Gisteren is een begin gemaakt met het opruimen van de ‘geheime verdieping’ van ons seminarie – een tussenverdieping waar de lift niet stopt en waar de argeloze trappenhuisloper slechts een tussenvloertje vermoedt. Toen ik de geheime bergplaats enkele jaren geleden ontdekte, zag ik dat er enkele orgels hopeloos stonden te verstoffen.

Gisteren zijn deze orgels – een elektronicum en een harmonium – van het ergste stof ontdaan (er lag een laag van twintig jaar op, werd mij gezegd) en op onze sportplaats uitgestald. Bespeelbaar acht ik ze niet meer maar een zekere nostalgie stralen ze nog steeds uit. Als ik mij niet vergis, is het elektronicum een Solina die bij de Eminentfabrieken in mijn geboortedorp Bodegraven is geproduceerd.

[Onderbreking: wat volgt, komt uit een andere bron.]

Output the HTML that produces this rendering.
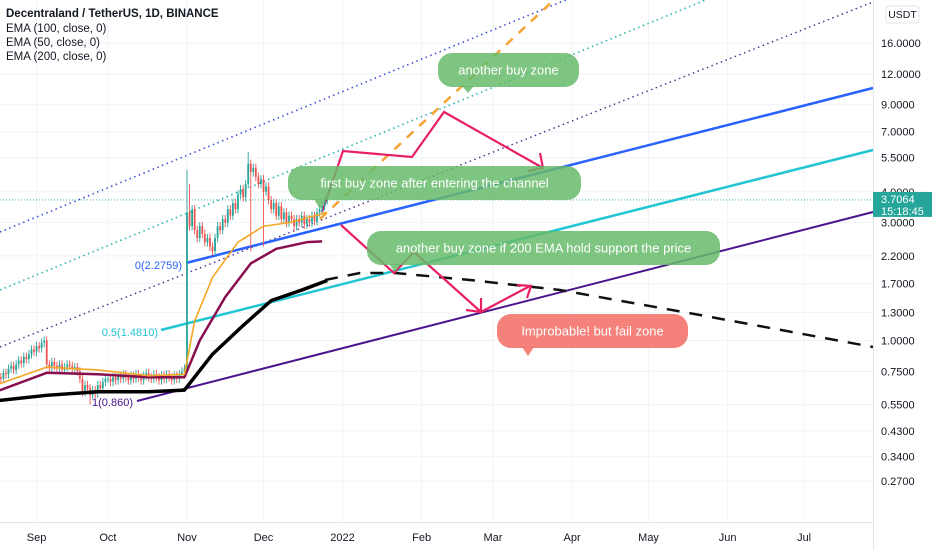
<!DOCTYPE html>
<html><head><meta charset="utf-8">
<style>
body{margin:0;background:#fff;}
svg{display:block;font-family:"Liberation Sans",sans-serif;}
</style></head>
<body>
<svg id="chart" width="932" height="550" viewBox="0 0 932 550" xmlns="http://www.w3.org/2000/svg">
<rect width="932" height="550" fill="#fff"/>
<g id="grid"></g>
<g id="drawings"></g>
<g id="candles"></g>
<g id="emas"></g>
<g id="notes"></g>
<g id="axes"></g>
<g font-size="11.5" fill="#131722">
<text x="6" y="17" font-weight="bold">Decentraland / TetherUS, 1D, BINANCE</text>
<text x="6" y="32">EMA (100, close, 0)</text>
<text x="6" y="46">EMA (50, close, 0)</text>
<text x="6" y="60">EMA (200, close, 0)</text>
</g>
</svg>
<script>
const priceTicks=[16,12,9,7,5.5,4,3,2.2,1.7,1.3,1.0,0.75,0.55,0.43,0.34,0.27];
const priceTickLabels=["16.0000","12.0000","9.0000","7.0000","5.5000","4.0000","3.0000","2.2000","1.7000","1.3000","1.0000","0.7500","0.5500","0.4300","0.3400","0.2700"];
const monthLabels=["Sep","Oct","Nov","Dec","2022","Feb","Mar","Apr","May","Jun","Jul"];
const monthDayOffsets=[-59,-31,0,30,61,92,120,151,181,212,242]; // days from Nov 1
const closes=[0.68,0.71,0.70,0.74,0.73,0.77,0.79,0.76,0.80,0.83,0.81,0.86,0.84,0.88,
0.92,0.90,0.95,0.93,0.98,1.0,0.80,0.78,0.82,0.79,0.77,0.80,0.76,0.78,0.80,0.79,0.77,0.78,0.75,0.70,0.62,0.66,0.64,0.60,0.63,0.61,0.66,0.64,0.68,0.70,
0.70,0.68,0.71,0.69,0.72,0.70,0.73,0.71,0.69,0.72,0.70,0.73,0.71,0.69,0.72,0.74,0.71,0.70,0.73,0.71,0.69,0.72,0.70,0.73,0.71,0.69,0.72,0.70,0.73,0.75,0.77,
3.3,2.9,3.4,2.8,2.6,2.9,2.7,2.5,2.6,2.4,2.3,2.6,2.9,2.8,3.1,3.0,3.4,3.2,3.6,3.4,3.9,4.1,3.8,4.3,5.2,4.8,5.0,4.6,4.3,4.5,
4.0,4.2,3.7,3.4,3.6,3.2,3.5,3.1,3.3,3.0,3.2,3.1,2.9,3.1,3.0,3.2,2.95,3.1,3.0,3.2,3.05,3.3,3.4,3.5,3.7,3.71];
const firstOpen=0.66;
const highOverrides={75:4.9,76:4.3,99:5.8,100:5.4};
const lowOverrides={37:0.55,75:0.75,100:2.3,105:2.4};
const ema50=[[0,0.66],[20,0.78],[40,0.76],[60,0.72],[74,0.73],[78,1.2],[85,1.8],[95,2.5],[105,2.9],[115,3.0],[130,3.3]];
const ema100=[[0,0.62],[20,0.74],[40,0.73],[60,0.71],[74,0.71],[80,1.0],[90,1.5],[100,2.05],[110,2.35],[122,2.5],[128,2.52]];
const ema200=[[0,0.57],[20,0.6],[40,0.62],[60,0.62],[74,0.63],[85,0.88],[97,1.15],[108,1.45],[120,1.6],[130,1.75]];
const lastPrice=3.7064;

const NS="http://www.w3.org/2000/svg";
function yP(p){return 340.5-107.3*Math.log(p);}
function xD(i){return 187+(i-75)*2.55;}
function el(tag,attrs,parent){const e=document.createElementNS(NS,tag);for(const k in attrs)e.setAttribute(k,attrs[k]);parent.appendChild(e);return e;}
const grid=document.getElementById('grid'),axes=document.getElementById('axes');
priceTicks.forEach((p,i)=>{
 const g=el('line',{x1:0,x2:873,y1:yP(p),y2:yP(p),stroke:'#f0f3fa'},grid);
 
 
 const t=el('text',{x:881,y:yP(p)+4,'font-size':11,fill:'#131722'},axes);
 t.textContent=priceTickLabels[i];
 
 
});
monthLabels.forEach((m,i)=>{
 const x=xD(75+monthDayOffsets[i]);
 const g=el('line',{x1:x,x2:x,y1:0,y2:522,stroke:'#f0f3fa'},grid);
 
 
 const t=el('text',{x:x,y:541,'font-size':11,fill:'#131722','text-anchor':'middle'},axes);
 t.textContent=m;
 
 
});
let a=el('line',{x1:873.5,x2:873.5,y1:0,y2:550,stroke:'#e0e3eb'},axes);


a=el('line',{x1:0,x2:873,y1:522.5,y2:522.5,stroke:'#e0e3eb'},axes);


a=el('rect',{x:886,y:6,width:33,height:17,rx:3,fill:'#fff',stroke:'#e0e3eb'},axes);


a=el('text',{x:902.5,y:18,'font-size':10.5,'text-anchor':'middle',fill:'#131722'},axes);a.textContent='USDT';


const ly=yP(lastPrice);
a=el('line',{x1:0,x2:873,y1:ly,y2:ly,stroke:'#26a69a','stroke-dasharray':'1 2','stroke-width':0.8},grid);


a=el('rect',{x:873,y:ly-8,width:59,height:25,fill:'#26a69a'},axes);


a=el('text',{x:881,y:ly+3,'font-size':11,fill:'#fff'},axes);a.textContent=lastPrice.toFixed(4);


a=el('text',{x:881,y:ly+15,'font-size':11,fill:'#fff'},axes);a.textContent='15:18:45';



const dr=document.getElementById('drawings');
function line(pts,attrs,name){const e=el('polyline',Object.assign({points:pts.map(p=>p.join(',')).join(' '),fill:'none'},attrs),dr);
 
 return e;}
line([[0,232],[600,-14]],{stroke:'#3f51d6','stroke-width':1.6,'stroke-dasharray':'1.5 3.5'},'channel-upper-dotted');
line([[0,290],[720,-6]],{stroke:'#26b5b0','stroke-width':1.6,'stroke-dasharray':'1.5 3.5'},'channel-mid-dotted');
line([[0,347],[873,2]],{stroke:'#4a2a8a','stroke-width':1.4,'stroke-dasharray':'1.5 3.5'},'channel-lower-dotted');
line([[186,263],[873,88]],{stroke:'#2962ff','stroke-width':2.5},'fib-0-line');
line([[161,330],[873,150]],{stroke:'#22c5d2','stroke-width':2.5},'fib-0.5-line');
line([[137,401],[873,212]],{stroke:'#4a148c','stroke-width':2},'fib-1-line');
line([[320,219],[556,-2]],{stroke:'#f7a334','stroke-width':2.5,'stroke-dasharray':'9 8'},'orange-projection');
line([[325,280],[360,273],[395,273],[470,280],[560,290],[700,315],[873,347]],{stroke:'#111','stroke-width':2.5,'stroke-dasharray':'13 10'},'ema-projection');
const pk={stroke:'#e91e63','stroke-width':2.2,'stroke-linejoin':'miter'};
line([[322,212],[343,151],[412,157],[444,112],[543,168]],pk,'scenario-path-up');
line([[540,153],[543,168],[528,171]],pk,'arrowhead-up');
line([[341,225],[394,273],[414,252],[481,312]],pk,'scenario-path-down');
line([[481,298],[481,312],[466,310]],pk,'arrowhead-down');
line([[481,312],[530,286]],pk,'scenario-rebound');
line([[517,285],[531,286],[527,298]],pk,'arrowhead-rebound');
const fl=[["0(2.2759)",182,269,'#2962ff'],["0.5(1.4810)",158,336,'#22c5d2'],["1(0.860)",133,406,'#4a148c']];
fl.forEach(f=>{const t=el('text',{x:f[1],y:f[2],'font-size':11,fill:f[3],'text-anchor':'end'},dr);t.textContent=f[0];
 
 });

const cg=document.getElementById('candles');
closes.forEach((c,i)=>{
 const o=i===0?firstOpen:closes[i-1];
 const up=c>=o,col=up?'#26a69a':'#ef5350',x=xD(i);
 const hi=highOverrides[i]||Math.max(o,c)*1.04, lo=lowOverrides[i]||Math.min(o,c)*0.96;
 const w=el('line',{x1:x,x2:x,y1:yP(hi),y2:yP(lo),stroke:col,'stroke-width':0.9},cg);
 
 
 const b=el('rect',{x:x-0.9,width:1.8,y:yP(Math.max(o,c)),height:Math.max(1,Math.abs(yP(o)-yP(c))),fill:col},cg);
 
 
});
const eg=document.getElementById('emas');
function emaLine(arr,col,w,name){const e=el('polyline',{points:arr.map(p=>xD(p[0])+','+yP(p[1])).join(' '),fill:'none',stroke:col,'stroke-width':w,'stroke-linejoin':'round'},eg);
 
 }
emaLine(ema200,'#000',3.5,'ema-200-line');
emaLine(ema100,'#880e4f',2.5,'ema-100-line');
emaLine(ema50,'#f5a623',1.6,'ema-50-line');

const ng=document.getElementById('notes');
function note(x,y,w,h,tx,ty,col,text,name){
 const g=el('g',{},ng);
 
 
 el('path',{d:`M${tx-6},${y+h-1} L${tx},${ty} L${tx+6},${y+h-1}Z`,fill:col},g);
 el('rect',{x:x,y:y,width:w,height:h,rx:14,fill:col},g);
 const t=el('text',{x:x+w/2,y:y+h/2+4.5,'font-size':13,fill:'#fff','text-anchor':'middle'},g);t.textContent=text;
}
note(438,53,141,34,468,93,'rgba(102,187,106,0.85)','another buy zone','note-another-buy-zone');
note(288,166,293,34,320,209,'rgba(102,187,106,0.85)','first buy zone after entering the channel','note-first-buy-zone');
note(367,231,353,34,395,272,'rgba(102,187,106,0.85)','another buy zone if 200 EMA hold support the price','note-ema-buy-zone');
note(497,314,191,34,528,356,'rgba(242,108,100,0.85)','Improbable! but fail zone','note-fail-zone');
</script>
</body></html>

En wat betreft het harmonium: wie zou niet nog eens de voeten op de trappers willen zetten, een register uit willen trekken en een toets willen indrukken, om nog eenmaal te horen hoe de ‘hemelse stem’ (Voix Céleste) klonk, of de Echo van weleer?

Maar ach, dit alles staat nu slechts uitgestald als ver verleden tijd, vergane glorie van vroeger, reeds lang voorbij voordat ik zelf in Egypte kwam. Het tijdperk van wijlen Uncle Fouad die met zijn trekharmonicum hier de seminariekapelzang begeleidde, heb ik nog wel mee mogen maken, maar ook dat is niet meer.

Toch is de lofzang gaande gebleven. Thans siert een statig-zwarte digitale piano de kapel die regelmatig door studenten tot klinken wordt gebracht. En van tijd tot tijd lenen ze mijn Yamaha A300-keyboard, omdat dit gemakkelijk mee te nemen is of ook omdat het oosterse klanken voort kan brengen die buiten de westerse toonladders vallen. Uitgezongen is men hier nog niet.